Monday, March 3, 2008

Everything is tossed into boxes. Big brown square boxes.
I cant believe this is really happening.
If someone were to tell me that we'd be doing this, sometime last year, i wouldve shrugged it off and said something to the effect of whatever.
Measurements have been made, furniture has been bought, and things have been packed.
We're really moving.

I was so excited about moving in, i forgot to get upset about moving out.
It didnt take long to hit me. But it did.
Its gonna be weird, not coming home to the smell of a hundred different plates of food. Or running up the stairs and throwing everything on the floor, and finally myself on the bed.
Making the noise that we usually do.
Everythings gonna be different.
Its going to take so much getting used to.

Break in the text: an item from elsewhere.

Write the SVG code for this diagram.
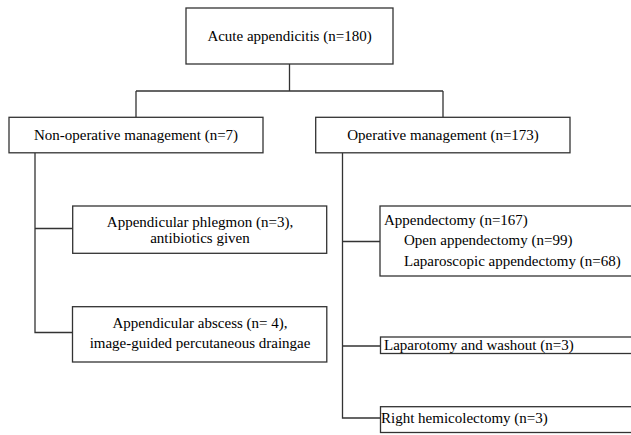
<svg xmlns="http://www.w3.org/2000/svg" width="631" height="435" viewBox="0 0 631 435">
<style>
.box{fill:#fff;stroke:#333;stroke-width:1.3}
.ln{fill:none;stroke:#333;stroke-width:1.3}
text{font-family:'Liberation Serif','Times New Roman',serif;font-size:15px;fill:#000}
.c{text-anchor:middle}
</style>
<rect width="631" height="435" fill="#fff"/>
<g id="connectors">
<path class="ln" d="M289.5 64V91M136 91H443M136 91V117M443 91V117"/>
<path class="ln" d="M35 153V332.5H72.5M35 228.5H72.5"/>
<path class="ln" d="M342.5 153V418H380.5M342.5 241.5H380M342.5 346H380.5"/>
</g>
<g id="n-acute">
<rect class="box" x="186" y="8" width="207" height="56"/>
<text class="c" x="289.5" y="41">Acute appendicitis (n=180)</text>
</g>
<g id="n-nonop">
<rect class="box" x="9" y="117.3" width="254" height="35.5"/>
<text class="c" x="136" y="140">Non-operative management (n=7)</text>
</g>
<g id="n-op">
<rect class="box" x="315.7" y="117.3" width="254.3" height="35.5"/>
<text class="c" x="443" y="140">Operative management (n=173)</text>
</g>
<g id="n-phlegmon">
<rect class="box" x="72.7" y="206" width="254" height="47.3"/>
<text class="c" x="200" y="227">Appendicular phlegmon (n=3),</text>
<text class="c" x="200" y="243">antibiotics given</text>
</g>
<g id="n-abscess">
<rect class="box" x="72.5" y="306.7" width="254.3" height="55.3"/>
<text class="c" x="200" y="328">Appendicular abscess (n= 4),</text>
<text class="c" x="200" y="348">image-guided percutaneous draingae</text>
</g>
<g id="n-appendectomy">
<rect class="box" x="380" y="206" width="260" height="70"/>
<text x="384" y="225">Appendectomy (n=167)</text>
<text x="404" y="245">Open appendectomy (n=99)</text>
<text x="404" y="266">Laparoscopic appendectomy (n=68)</text>
</g>
<g id="n-laparotomy">
<rect class="box" x="380.5" y="337" width="260" height="16.5"/>
<text x="384" y="350">Laparotomy and washout (n=3)</text>
</g>
<g id="n-hemicolectomy">
<rect class="box" x="380.5" y="406.7" width="260" height="25.8"/>
<text x="381" y="423">Right hemicolectomy (n=3)</text>
</g>
</svg>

Ive never moved in my life. And i dont see why i should start. Its so stupid, when im at the peak of everything. Or not. Whatever.
But honest to god, having out own place is gonna be brill, but, not having this one, is gonna leave that hole in the heart.
I grew up here. Things happened here.
Ive loved here.

I know im making this out to be more dramatic than it really is.
But have you ever had to move ?
Its not that im moving to a different country or whatever, but its just that these four walls symbolise something.
To me at least. I dont think anything will match up to this. Ever.
Not even when i get my own house. Funny thing is, i love this place. I wanna leave it, but i dont at the same time.
I'm losing my fatty too. My baby. My princess. My Duchess.
Hes taking her. To Port Dickson. Shes gonna be so far away.
And i know she'd never survive with him.



Ive gotta keep these memories playing, like a broken record, through my head.
Nothing could ever replace this, even if i tried.